Ci sono però anche vantaggi concreti: supporto nella ricerca giurisprudenziale, analisi di grandi documenti (ad esempio estratti conto in cause di separazione), pianificazione delle fasi processuali, traduzione e sintesi di materiali complessi.
Insomma, l’IA premia chi ha già competenza e spirito critico mentre può mettere nei guai chi la usa senza capire.
IL NODO PENALE: NORME FRAGILI E PROVE DIGITALI
La chiusura è stata affidata al penalista Daniele Loglio, che ha portato uno sguardo disincantato: «Il diritto penale nel digitale ha già mostrato i suoi limiti».
I grandi scandali di data breach ( violazione della sicurezza che, in modo accidentale o illecito, causa la distruzione, la perdita, la modifica, la divulgazione non autorizzata o l’accesso a dati personali) e la nascita del GDPR (Regolamento generale sulla protezione dei dati) lo dimostrano: «Quando il penale fallisce, arriva la regolazione amministrativa. Anche oggi stiamo costruendo norme con i piedi d’argilla» ha avvertito Loglio.

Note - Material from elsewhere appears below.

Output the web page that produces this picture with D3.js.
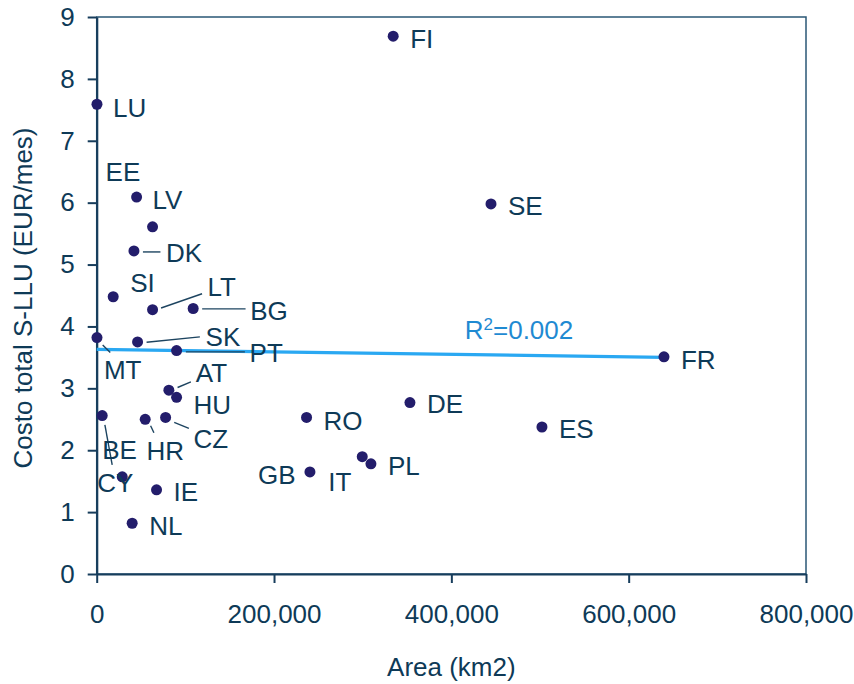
<!DOCTYPE html>
<html>
<head>
<meta charset="utf-8">
<script src="https://cdn.jsdelivr.net/npm/d3@7"></script>
<style>
  html, body { margin: 0; padding: 0; background: #fff; }
  svg { display: block; font-family: "Liberation Sans", Arial, sans-serif; }
</style>
</head>
<body>
<svg id="chart" width="854" height="684"></svg>
<script>
// ---- data ----
const countries = ["FI","LU","EE","LV","DK","SI","LT","BG","MT","SK","PT","AT","HU","CY","HR","CZ","RO","BE","GB","IE","NL","IT","PL","DE","ES","FR","SE"];
const areaKm2   = [334400, 300, 45000, 63000, 42000, 18600, 63000, 108800, 300, 46100, 90100, 81400, 90100, 6200, 54700, 77700, 236700, 28800, 240500, 67500, 40000, 299500, 309300, 353300, 502200, 639800, 444700];
const costEur   = [8.69, 7.59, 6.09, 5.61, 5.22, 4.48, 4.27, 4.29, 3.82, 3.75, 3.61, 2.97, 2.855, 2.56, 2.50, 2.53, 2.53, 1.57, 1.65, 1.36, 0.82, 1.895, 1.78, 2.77, 2.375, 3.51, 5.98];
const trendX = [0, 640000];
const trendY = [3.63, 3.50];
const r2Parts = ["R", "2", "=0.002"];
const xTicks = [0, 200000, 400000, 600000, 800000];
const yTicks = [0,1,2,3,4,5,6,7,8,9];
const xTitle = "Area (km2)";
const yTitle = "Costo total S-LLU (EUR/mes)";

// ---- layout (label offsets in px relative to point; optional leader line) ----
const labelOffsets = [
  [17,2],[16,3],[-31,-25],[0,-27],[32,2],[17,-14],[55,-23],[57,2],[7,32],[68,-5.5],
  [73,2],[27,-18],[17,7],[-5,67.5],[1.4,31],[28,21],[17,3],[-20,-27],[-52,3],[17,2],
  [17,2],[-34,25],[17,1.5],[17,1.5],[17,1.5],[17,2.5],[17,2]
];
// leader segments: [x1,y1,x2,y2] relative to point, or null
const leaders = [
  null,null,null,null,[9,1,26.5,1],null,[8.5,-1.7,49.5,-16],[9,0.4,52.4,0.4],[5.7,7.3,13.3,15],[9,0.3,62.3,-5],
  [9.3,1.3,68.3,1.3],[8.7,-2.7,22,-8.3],null,[2.7,9.3,10,49.3],[5.4,6.4,8.7,13.4],[8.6,5,23.3,11],null,null,null,null,
  null,null,null,null,null,null,null
];

const W = 854, H = 684;
const margin = {left: 96.7, top: 17, right: W - 806, bottom: H - 574};
const svg = d3.select("#chart");
const textCol = "#0e3a57";
const axisCol = "#173d5c";
const dotCol = "#231d6b";
const trendCol = "#2aa8f2";

const x = d3.scaleLinear().domain([0, 800000]).range([margin.left, W - margin.right]);
const y = d3.scaleLinear().domain([0, 9]).range([H - margin.bottom, margin.top]);

// frame (top + right)
svg.append("rect")
  .attr("x", x(0)).attr("y", y(9))
  .attr("width", x(800000) - x(0)).attr("height", y(0) - y(9))
  .attr("fill", "none").attr("stroke", "#2a5776").attr("stroke-width", 1.5);

// axes
const fmt = d3.format(",");
const xAxis = svg.append("g")
  .attr("transform", `translate(0,${y(0)})`)
  .call(d3.axisBottom(x).tickValues(xTicks).tickFormat(fmt).tickSize(9).tickPadding(22).tickSizeOuter(0));
const yAxis = svg.append("g")
  .attr("transform", `translate(${x(0)},0)`)
  .call(d3.axisLeft(y).tickValues(yTicks).tickFormat(d3.format("d")).tickSize(9).tickPadding(13).tickSizeOuter(0));
[xAxis, yAxis].forEach(g => {
  g.select(".domain").attr("stroke", axisCol).attr("stroke-width", 2.2);
  g.selectAll(".tick line").attr("stroke", axisCol).attr("stroke-width", 2);
  g.selectAll(".tick text").attr("fill", textCol).style("font-size", "26px")
    .style("font-family", '"Liberation Sans", Arial, sans-serif');
});

// trend line
svg.append("line")
  .attr("x1", x(trendX[0])).attr("y1", y(trendY[0]))
  .attr("x2", x(trendX[1])).attr("y2", y(trendY[1]))
  .attr("stroke", trendCol).attr("stroke-width", 3.2);

const r2 = svg.append("text")
  .attr("x", 519).attr("y", 339)
  .attr("text-anchor", "middle")
  .attr("fill", "#1f8ad2").style("font-size", "26px");
r2.append("tspan").text(r2Parts[0]);
r2.append("tspan").attr("dy", -9).style("font-size", "17px").text(r2Parts[1]);
r2.append("tspan").attr("dy", 9).text(r2Parts[2]);

// leaders
const pts = countries.map((c, i) => ({c, px: x(areaKm2[i]), py: y(costEur[i]), off: labelOffsets[i], ld: leaders[i]}));
svg.append("g").selectAll("line").data(pts.filter(p => p.ld)).join("line")
  .attr("x1", p => p.px + p.ld[0]).attr("y1", p => p.py + p.ld[1])
  .attr("x2", p => p.px + p.ld[2]).attr("y2", p => p.py + p.ld[3])
  .attr("stroke", "#1d4460").attr("stroke-width", 1.4);

// points
svg.append("g").selectAll("circle").data(pts).join("circle")
  .attr("cx", p => p.px).attr("cy", p => p.py).attr("r", 5.5)
  .attr("fill", dotCol);

// labels
svg.append("g").selectAll("text").data(pts).join("text")
  .attr("x", p => p.px + p.off[0]).attr("y", p => p.py + p.off[1])
  .attr("dy", "0.36em")
  .attr("fill", textCol).style("font-size", "26px")
  .text(p => p.c);

// axis titles
svg.append("text")
  .attr("x", (x(0) + x(800000)) / 2).attr("y", 667).attr("dy", "0.36em")
  .attr("text-anchor", "middle").attr("fill", textCol).style("font-size", "26px")
  .text(xTitle);
svg.append("text")
  .attr("transform", `translate(23,298) rotate(-90)`)
  .attr("dy", "0.36em")
  .attr("text-anchor", "middle").attr("fill", textCol).style("font-size", "26px")
  .text(yTitle);
</script>
</body>
</html>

La nuova legge introduce reati come la diffusione di deepfake ingannevoli (pena 1-5 anni) e aggravanti per chi usa IA per commettere reati. Ma definire la fattispecie richiamando l’AI Act, pensato per la regolazione del mercato, secondo Loglio, rischia di violare i principi di tassatività e determinatezza.
Sul fronte investigativo, ci sono strumenti che consentono analisi massive di dati e intercettazioni, molto utili alla difesa e alle indagini, ma pericolosi se basati su sequestri “onnivori”, privi di filtri e controlli, con l’effetto di riversare la vita digitale delle persone nelle mani delle autorità.
Restano invece irrisolti nodi storici, quali: giurisdizione, locus commissi delicti, regole di acquisizione e contestazione della prova.
L’Unione Europea punta a guidare l’aspetto normativo, ma «serve maggiore precisione descrittiva e una vera risposta ai problemi strutturali del penale nel digitale» ha concluso Loglio.